Commanders and leaders
- Lieutenant Abraham Cuyler: Unknown

Strength
- 98 troops, 20 boats: Over 200

Casualties and losses
- 61 men, 18 boats lost (1 later recaptured): Light

= Battle of Point Pelee =

Battle during Pontiac's War

The Battle of Point Pelee was a military engagement in 1763 during Pontiac's Rebellion.

== Background ==

Pontiac's first nation warriors surrounded Fort Detroit, besieging the British forces inside. On May 28, a supply convoy commanded by Lieutenant Abraham Cuyler stopped at Point Pelee on its way to Detroit.
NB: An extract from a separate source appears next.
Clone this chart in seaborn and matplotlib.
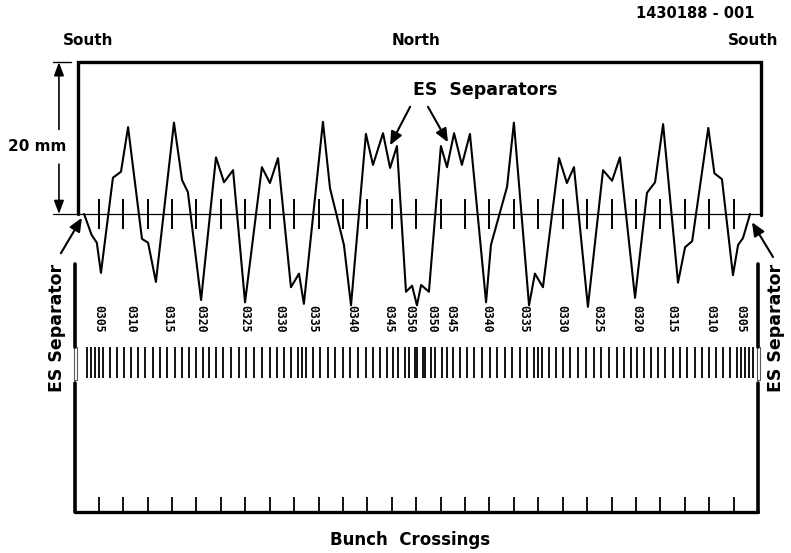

Unaware of the ongoing siege, Cuyler and his men made camp without taking extra security precautions.

== Battle ==
The following morning, about 200 Natives attacked, killing or capturing 61 of the 96 men of Cuyler's expedition.

== Aftermath ==
Those who escaped made their way to Fort Sandusky, but found it destroyed, and so they returned to Fort Niagara. The first nations took their captives to Detroit, where they were tortured and mutilated. The bodies were then tossed into the river to float by Fort Detroit, which undermined morale in the fort.